Azul shareholders vote through TAP exit agreement

 In Aviation, Companies, News

The shareholders of Brazilian airline Azul owned by mogul David Neeleman have voted in favour of an agreement which will see the company withdraw from Portuguese national airline TAP.

The vote was approved at an extraordinary meeting of the General Assembly on Monday.
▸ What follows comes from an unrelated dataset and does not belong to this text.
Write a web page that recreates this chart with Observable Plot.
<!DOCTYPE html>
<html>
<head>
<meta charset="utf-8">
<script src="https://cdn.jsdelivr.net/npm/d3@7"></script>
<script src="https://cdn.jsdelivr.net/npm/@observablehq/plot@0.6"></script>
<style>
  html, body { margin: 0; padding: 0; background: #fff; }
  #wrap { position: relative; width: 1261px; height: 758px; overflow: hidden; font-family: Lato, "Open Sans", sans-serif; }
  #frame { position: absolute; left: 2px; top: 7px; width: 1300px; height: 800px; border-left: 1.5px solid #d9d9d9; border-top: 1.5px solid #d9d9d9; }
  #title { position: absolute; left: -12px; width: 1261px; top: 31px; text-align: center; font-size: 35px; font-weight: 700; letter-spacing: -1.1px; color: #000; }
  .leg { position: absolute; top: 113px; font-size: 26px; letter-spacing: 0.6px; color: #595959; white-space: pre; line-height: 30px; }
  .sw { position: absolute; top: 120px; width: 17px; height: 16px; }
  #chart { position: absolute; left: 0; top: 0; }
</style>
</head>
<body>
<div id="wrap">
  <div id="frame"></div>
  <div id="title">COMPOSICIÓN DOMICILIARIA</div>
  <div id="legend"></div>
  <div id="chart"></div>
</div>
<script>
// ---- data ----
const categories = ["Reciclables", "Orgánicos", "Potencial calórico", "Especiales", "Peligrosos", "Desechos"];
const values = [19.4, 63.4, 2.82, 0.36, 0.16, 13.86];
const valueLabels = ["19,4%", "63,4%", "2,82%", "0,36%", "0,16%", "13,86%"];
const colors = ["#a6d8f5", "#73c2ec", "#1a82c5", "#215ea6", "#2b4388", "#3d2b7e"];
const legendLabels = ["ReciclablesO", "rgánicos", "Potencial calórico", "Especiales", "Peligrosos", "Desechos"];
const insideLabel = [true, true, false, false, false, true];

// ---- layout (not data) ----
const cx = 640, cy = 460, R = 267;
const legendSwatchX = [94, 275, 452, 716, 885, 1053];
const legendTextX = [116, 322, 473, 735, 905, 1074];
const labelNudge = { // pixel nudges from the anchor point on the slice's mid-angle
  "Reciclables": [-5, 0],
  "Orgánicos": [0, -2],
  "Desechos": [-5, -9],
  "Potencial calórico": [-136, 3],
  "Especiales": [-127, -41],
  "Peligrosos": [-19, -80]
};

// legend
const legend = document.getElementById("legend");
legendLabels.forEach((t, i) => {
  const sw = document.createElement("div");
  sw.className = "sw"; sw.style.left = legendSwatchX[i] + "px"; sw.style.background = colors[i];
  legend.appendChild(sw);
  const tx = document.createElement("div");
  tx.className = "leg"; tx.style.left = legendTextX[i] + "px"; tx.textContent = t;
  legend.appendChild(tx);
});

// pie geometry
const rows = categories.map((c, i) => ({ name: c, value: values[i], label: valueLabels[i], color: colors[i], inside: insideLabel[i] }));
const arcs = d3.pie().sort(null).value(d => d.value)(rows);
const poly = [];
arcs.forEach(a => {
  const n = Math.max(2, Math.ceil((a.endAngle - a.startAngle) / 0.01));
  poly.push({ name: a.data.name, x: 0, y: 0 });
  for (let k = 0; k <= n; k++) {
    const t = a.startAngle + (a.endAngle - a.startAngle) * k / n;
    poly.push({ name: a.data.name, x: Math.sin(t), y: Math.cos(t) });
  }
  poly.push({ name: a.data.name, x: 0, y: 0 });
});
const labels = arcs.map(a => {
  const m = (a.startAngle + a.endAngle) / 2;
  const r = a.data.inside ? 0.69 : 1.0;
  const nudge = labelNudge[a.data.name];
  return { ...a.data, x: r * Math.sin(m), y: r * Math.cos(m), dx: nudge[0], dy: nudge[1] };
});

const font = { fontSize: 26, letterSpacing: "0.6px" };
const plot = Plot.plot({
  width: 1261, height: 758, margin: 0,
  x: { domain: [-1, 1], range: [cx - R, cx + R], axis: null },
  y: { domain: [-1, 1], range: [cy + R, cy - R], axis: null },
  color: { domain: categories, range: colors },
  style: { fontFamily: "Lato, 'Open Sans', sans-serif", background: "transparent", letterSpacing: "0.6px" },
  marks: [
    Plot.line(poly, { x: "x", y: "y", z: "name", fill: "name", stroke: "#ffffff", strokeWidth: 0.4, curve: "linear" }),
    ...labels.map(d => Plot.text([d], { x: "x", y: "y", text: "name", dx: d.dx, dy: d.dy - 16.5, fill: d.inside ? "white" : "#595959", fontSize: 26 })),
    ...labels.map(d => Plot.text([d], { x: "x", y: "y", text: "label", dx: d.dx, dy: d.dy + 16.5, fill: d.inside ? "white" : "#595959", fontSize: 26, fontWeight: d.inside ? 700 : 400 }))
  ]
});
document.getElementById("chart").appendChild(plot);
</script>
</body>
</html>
The information was advanced to ECO by a source at the company’s Department of Investor Relations that added that the measure had been approved by 99% of the votes.
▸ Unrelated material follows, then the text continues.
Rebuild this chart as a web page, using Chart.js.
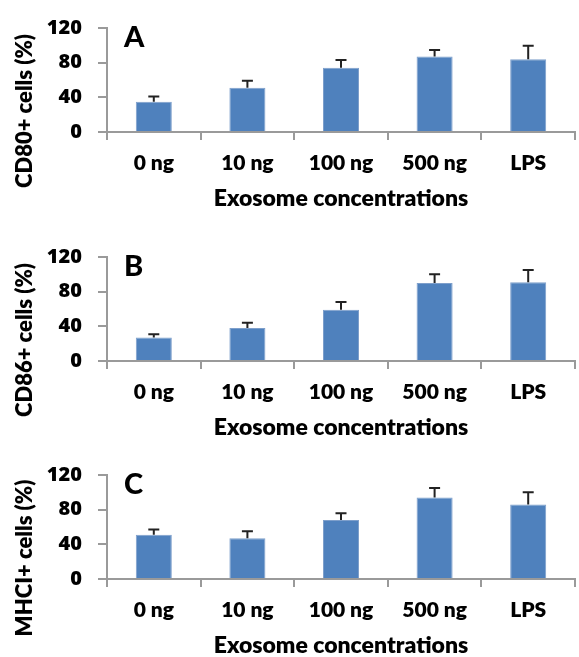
<!DOCTYPE html>
<html>
<head>
<meta charset="utf-8">
<script src="https://cdn.jsdelivr.net/npm/chart.js@4.4.0/dist/chart.umd.min.js"></script>
<style>
  html, body { margin:0; padding:0; background:#fff; overflow:hidden; }
  #wrap { position:relative; width:579px; height:657px; overflow:hidden; }
  #wrap canvas { position:absolute; left:0; }
</style>
</head>
<body>
<div id="wrap">
  <canvas id="chartA" width="579" height="212" style="top:0px"></canvas>
  <canvas id="chartB" width="579" height="212" style="top:229px"></canvas>
  <canvas id="chartC" width="579" height="212" style="top:447px"></canvas>
</div>
<script>
// values
const categories = ['0 ng', '10 ng', '100 ng', '500 ng', 'LPS'];
const cd80Values = [35, 51, 74, 87, 84];
const cd80Errors = [6, 8, 9, 7.5, 15.5];
const cd86Values = [27, 38, 59, 90, 91];
const cd86Errors = [4, 6, 9, 10, 14];
const mhcValues = [51, 47, 68, 94, 86];
const mhcErrors = [6, 8, 8, 11, 14];
const yTicks = [0, 40, 80, 120];
const xTitle = 'Exosome concentrations';

const FONT = 'Lato, "Open Sans", sans-serif';
const NUM_FONT = '"Open Sans", Lato, sans-serif';
const AXIS_COLOR = '#9a9a9a';

// upward-only error bars with a cap
const errorBars = {
  id: 'errorBars',
  afterDatasetsDraw(chart, args, opts) {
    const ctx = chart.ctx;
    const meta = chart.getDatasetMeta(0);
    const y = chart.scales.y;
    const vals = chart.data.datasets[0].data;
    ctx.save();
    ctx.strokeStyle = '#222';
    ctx.lineWidth = 2;
    meta.data.forEach((bar, i) => {
      const y0 = y.getPixelForValue(vals[i]);
      const y1 = y.getPixelForValue(vals[i] + opts.errors[i]);
      ctx.beginPath();
      ctx.moveTo(bar.x, y0);
      ctx.lineTo(bar.x, y1);
      ctx.moveTo(bar.x - 5.5, y1);
      ctx.lineTo(bar.x + 5.5, y1);
      ctx.stroke();
    });
    ctx.restore();
  }
};

// panel letter and the rotated y title
const panelText = {
  id: 'panelText',
  afterDraw(chart, args, opts) {
    const ctx = chart.ctx;
    const top = chart.chartArea.top;
    ctx.save();
    ctx.fillStyle = '#000';
    ctx.font = '900 29px ' + FONT;
    ctx.textBaseline = 'middle';
    ctx.textAlign = 'left';
    ctx.fillText(opts.letter, 124, top + 10);
    ctx.translate(25, top + 83);
    ctx.rotate(-Math.PI / 2);
    ctx.textAlign = 'center';
    ctx.font = '800 22px ' + FONT;
    ctx.fillText(opts.yTitle, 0, 0);
    ctx.restore();
  }
};

function makePanel(id, letter, yTitle, values, errors) {
  new Chart(document.getElementById(id), {
    type: 'bar',
    data: {
      labels: categories,
      datasets: [{
        data: values,
        backgroundColor: '#4F81BD',
        borderColor: '#7E9FCB',
        borderWidth: 1,
        barPercentage: 0.385,
        categoryPercentage: 1
      }]
    },
    options: {
      responsive: false,
      animation: false,
      devicePixelRatio: 1,
      layout: { autoPadding: false, padding: { top: 20, right: 4, left: 0, bottom: 0 } },
      plugins: {
        legend: { display: false },
        tooltip: { enabled: false },
        errorBars: { errors: errors },
        panelText: { letter: letter, yTitle: yTitle }
      },
      scales: {
        x: {
          afterFit(s) { s.height = 80; },
          border: { display: true, color: AXIS_COLOR, width: 2 },
          grid: { offset: true, drawOnChartArea: false, drawTicks: true, tickLength: 8, color: AXIS_COLOR, lineWidth: 2 },
          ticks: { color: '#000', padding: 11, font: { family: FONT, size: 21, weight: '800' } },
          title: { display: true, text: xTitle, color: '#000', padding: { top: 0, bottom: 0 },
                   font: { family: FONT, size: 23, weight: '800' } }
        },
        y: {
          min: 0,
          max: 120,
          afterFit(s) { s.width = 107; },
          afterBuildTicks(s) { s.ticks = yTicks.map(v => ({ value: v })); },
          border: { display: true, color: AXIS_COLOR, width: 2 },
          grid: { drawOnChartArea: false, drawTicks: true, tickLength: 9, color: AXIS_COLOR, lineWidth: 2 },
          ticks: { color: '#000', padding: 16, font: { family: NUM_FONT, size: 20, weight: '800' } }
        }
      }
    },
    plugins: [errorBars, panelText]
  });
}

makePanel('chartA', 'A', 'CD80+ cells (%)', cd80Values, cd80Errors);
makePanel('chartB', 'B', 'CD86+ cells (%)', cd86Values, cd86Errors);
makePanel('chartC', 'C', 'MHCI+ cells (%)', mhcValues, mhcErrors);
</script>
</body>
</html>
There were two items for voting at the meeting, one for the “sale of the indirect participation held by the company in TAP” and the other for the “elimination of the rights of debt conversion in capital in the shareholding loan of €90 million of Azul granted to TAP in 2016”.
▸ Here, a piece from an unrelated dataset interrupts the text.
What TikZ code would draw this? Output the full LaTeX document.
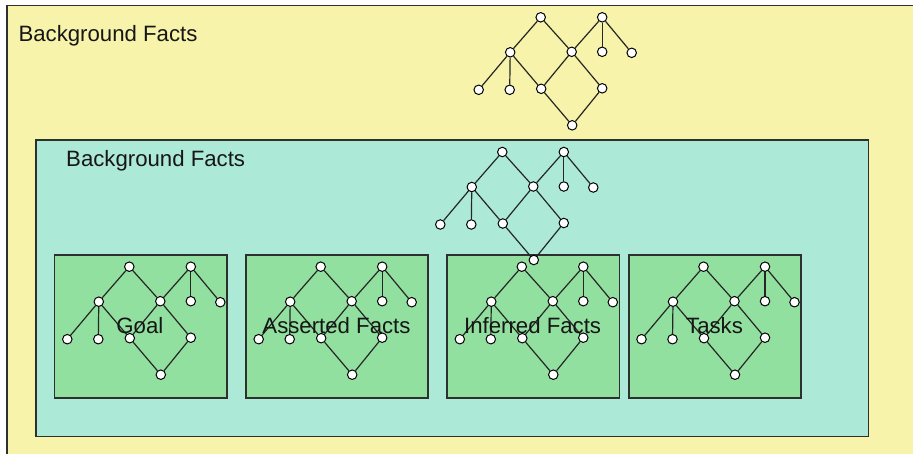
\documentclass[tikz,border=0pt]{standalone}
\usepackage{fontspec}
\setmainfont{Liberation Sans}
\definecolor{outerfill}{RGB}{247,243,170}
\definecolor{midfill}{RGB}{172,234,215}
\definecolor{innerfill}{RGB}{145,224,160}
\definecolor{boxline}{RGB}{45,48,45}
\definecolor{labeltext}{RGB}{22,22,22}
\begin{document}
\begin{tikzpicture}[x=1pt,y=-1pt,
  dot/.style={circle,draw=black,fill=white,line width=1pt,inner sep=0pt,minimum size=9.5pt},
  edge/.style={line width=1.2pt,draw=black!85},
  panel/.style={draw=boxline,line width=1.6pt,anchor=north west,inner sep=0pt},
  caption/.style={font=\fontsize{22.2}{26}\selectfont,text=labeltext,inner sep=0pt},
  lattice/.pic={
    \foreach \n/\px/\py in {t1/0/0, t2/61.5/0, a/-30.5/35, b/31/34.5, c/61.5/34.5,
        d/91/35.5, e/-62/72.5, f/-31/72.5, g/0.5/71.5, h/61.5/71, i/31.5/108}
      \node[dot] (-\n) at (\px,\py) {};
    \draw[edge] (-t1) -- (-a);
    \draw[edge] (-t1) -- (-b);
    \draw[edge] (-t2) -- (-b);
    \draw[edge] (-t2) -- (-c);
    \draw[edge] (-t2) -- (-d);
    \draw[edge] (-a) -- (-e);
    \draw[edge] (-a) -- (-f);
    \draw[edge] (-a) -- (-g);
    \draw[edge] (-b) -- (-g);
    \draw[edge] (-b) -- (-h);
    \draw[edge] (-g) -- (-i);
    \draw[edge] (-h) -- (-i);
  }]
\useasboundingbox (0,0) rectangle (913,453);
\clip (0,0) rectangle (913,453);

% outermost layer
\node[panel,fill=outerfill,minimum width=930pt,minimum height=470pt] (outer) at (6,4.5) {};
\node[caption,anchor=base west] (outerlabel) at (18.3,41) {Background Facts};
\pic (outertree) at (540.7,17.3) {lattice};

% middle layer
\node[panel,fill=midfill,minimum width=832.7pt,minimum height=296.7pt] (mid) at (35,139) {};
\node[caption,anchor=base west] (midlabel) at (66,166) {Background Facts};

% inner panels
\node[panel,fill=innerfill,minimum width=172.3pt,minimum height=143.3pt] (goal) at (53.7,254) {};
\node[panel,fill=innerfill,minimum width=182.3pt,minimum height=143.3pt] (asserted) at (245,254) {};
\node[panel,fill=innerfill,minimum width=172.4pt,minimum height=143.3pt] (inferred) at (446.3,254) {};
\node[panel,fill=innerfill,minimum width=172.3pt,minimum height=143.3pt] (tasks) at (628,254) {};

\pic (goaltree) at (129.3,266.7) {lattice};
\pic (assertedtree) at (320.7,266.7) {lattice};
\pic (inferredtree) at (521.8,266.7) {lattice};
\pic (taskstree) at (703.5,266.7) {lattice};

\node[caption,anchor=base] (goallabel) at (139.9,333.4) {Goal};
\node[caption,anchor=base] (assertedlabel) at (336.5,333.4) {Asserted Facts};
\node[caption,anchor=base] (inferredlabel) at (532.6,333.4) {Inferred Facts};
\node[caption,anchor=base] (taskslabel) at (714.5,333.4) {Tasks};

% middle-layer lattice sits on top of the inner panels
\pic (midtree) at (502.3,152) {lattice};
\end{tikzpicture}
\end{document}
The agreement has already been approved by David Neeleman, but was awaiting the green light from Azul shareholders, an approval that has now been given according to the source.
It means that all the conditions are now in place for the Portuguese state’s holding in TAP to increase from the 50% it has now to 72.5% agreed in July as a result of David Neeleman’s departure from having a shareholding interest in the Portuguese airline.
Under the terms of the agreement, the Portuguese Government will pay Neeleman €55 million of which €10.6 million will go to Azul.
The Council of Ministers also approved the €1.2Bn loan to TAP which has been facing serious financial difficulties which have only been compounded by Covid-19.
In July, the Portuguese national carrier announced that it had withdrawn from the Government’s layoff scheme in favour of ‘extraordinary funding support for progressive recovery’ with reductions of working hours of between 20% and 70%.